Nouwen realized how much his own thinking about what is important in life was influenced by the desire to be relevant (“turn this stone into bread”) the desire to be powerful (“I will give you glory and authority if you fall down and worship me”), and the desire to be popular (“throw yourself down” from the pinnacle of the temple). Are not Jesus’ temptations universal—our temptations for today? Think with me:
Are we not tempted to do something that gives notoriety? We want to be recognized, we want to do something noteworthy, we want to make a name for ourselves and our families?
Are we not tempted to have as much power and control as possible? We are often seeking power over another—economic power, intellectual power, political power, moral power.
Are we not tempted to seek applause, to do something spectacular, to be a super- hero? We want to do something to be seen by all. We want stardom and individual heroism!

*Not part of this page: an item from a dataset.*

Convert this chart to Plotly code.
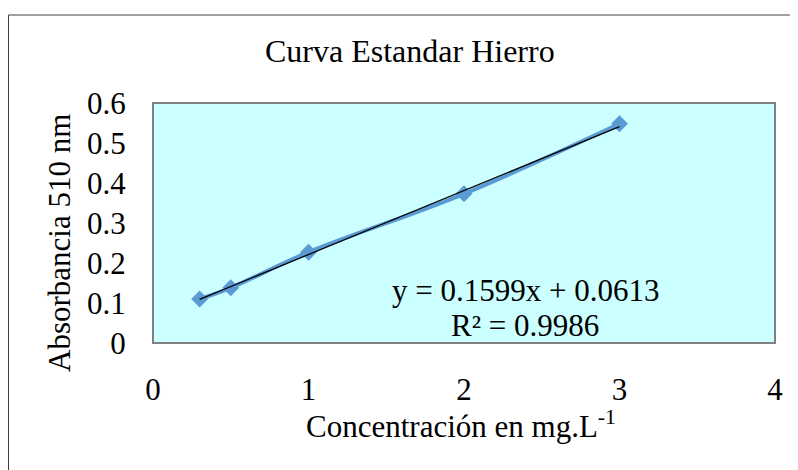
import plotly.graph_objects as go

# Data
concentracion = [0.3, 0.5, 1, 2, 3]
absorbancia = [0.110, 0.138, 0.227, 0.373, 0.548]
slope = 0.1599
intercept = 0.0613
r2 = 0.9986
x_ticks = [0, 1, 2, 3, 4]
y_ticks = [0, 0.1, 0.2, 0.3, 0.4, 0.5, 0.6]

OFF = 8  # default body margin of the html page
W, H = 790, 462
ml, mr, mt, mb = 145, 23, 95, 127
pw = W - ml - mr
ph = H - mt - mb


def sx(xs):
    """screen x -> paper x"""
    return (xs - OFF - ml) / pw


def sy(ys):
    """screen y -> paper y"""
    return (H - mb - (ys - OFF)) / ph


font_fam = "Liberation Serif, Times New Roman, serif"
FS = 31

fig = go.Figure()
fig.add_trace(go.Scatter(
    x=concentracion, y=absorbancia, mode="lines+markers",
    line=dict(color="#5B9BD5", width=4, shape="spline"),
    marker=dict(symbol="diamond", size=13, color="#5B9BD5"),
    showlegend=False,
))
tx = [min(concentracion), max(concentracion)]
fig.add_trace(go.Scatter(
    x=tx, y=[slope * v + intercept for v in tx], mode="lines",
    line=dict(color="black", width=1.3), showlegend=False,
))

fig.update_layout(
    width=W, height=H,
    margin=dict(l=ml, r=mr, t=mt, b=mb),
    paper_bgcolor="white", plot_bgcolor="rgba(0,0,0,0)",
    font=dict(family=font_fam, size=FS, color="black"),
    xaxis=dict(range=[0, 4], tickvals=x_ticks, showgrid=False, zeroline=False,
               showline=False, ticks="outside", ticklen=19, tickcolor="rgba(0,0,0,0)",
               tickfont=dict(size=FS)),
    yaxis=dict(range=[0, 0.6], tickvals=y_ticks, showgrid=False, zeroline=False,
               showline=False, ticks="outside", ticklen=20, tickcolor="rgba(0,0,0,0)",
               tickfont=dict(size=FS)),
    shapes=[
        dict(type="rect", xref="paper", yref="paper", x0=0, x1=sx(775), y0=0, y1=1,
             fillcolor="#CCFFFF", line=dict(color="#808080", width=2), layer="below"),
        dict(type="rect", xref="paper", yref="paper", x0=sx(8.5), x1=1.2, y0=-0.8, y1=sy(15),
             fillcolor="rgba(0,0,0,0)", line=dict(color="#404040", width=1), layer="below"),
    ],
    annotations=[
        dict(text="Curva Estandar Hierro", xref="paper", yref="paper", x=sx(410), y=sy(51),
             showarrow=False, font=dict(size=32), xanchor="center", yanchor="middle"),
        dict(text="Concentración en mg.L<sup>-1</sup>", xref="paper", yref="paper",
             x=sx(461), y=sy(424), showarrow=False, font=dict(size=FS),
             xanchor="center", yanchor="middle"),
        dict(text="Absorbancia 510 nm", xref="paper", yref="paper", x=sx(60), y=sy(243),
             showarrow=False, font=dict(size=FS), textangle=-90,
             xanchor="center", yanchor="middle"),
        dict(text=f"y = {slope}x + {intercept}", xref="paper", yref="paper",
             x=sx(525), y=sy(290), showarrow=False, font=dict(size=FS),
             xanchor="center", yanchor="middle"),
        dict(text=f"R² = {r2}", xref="paper", yref="paper",
             x=sx(525), y=sy(325), showarrow=False, font=dict(size=FS),
             xanchor="center", yanchor="middle"),
    ],
)

fig.write_html("out.html")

Yet we follow One who did not cling to divine power, but emptied himself and became a servant of love. After his time in the wilderness, Jesus went to his hometown and into the familiar synagogue and read from the prophet Isaiah: “The Spirit of the Lord is upon me, because he has anointed me to bring good news for the poor. He has sent me to proclaim release to the captives and recovery of sight to the blind, to let the oppressed go free…” (Luke 4:18). After wrestling with the demons of the desert, Jesus discerned his true calling— as a servant of love. Is this not the true calling of every Christian?
In the Benedictine Rule it says “only what turns to love in your life will last.” Amen!

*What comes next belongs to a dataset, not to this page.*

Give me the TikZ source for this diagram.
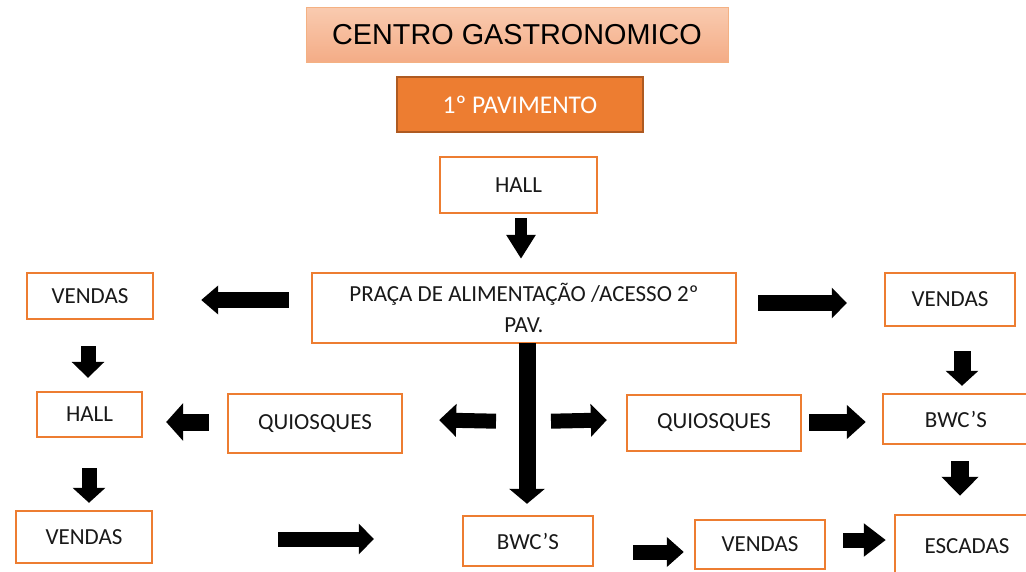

PRAYER: O God of the counter-intuitive and the paradox, give us hearts to understand your way – that in surrender to your will is our strength and power. Save us from the temptations of our self-centered ways. Lead us through our Lenten wilderness of lost purpose, sickness, technology overload, broken relationships, difficult children, estranged relatives, spiritual deserts to the resurrection light of new life. We pray in the name of Jesus, who died that we might live! Amen.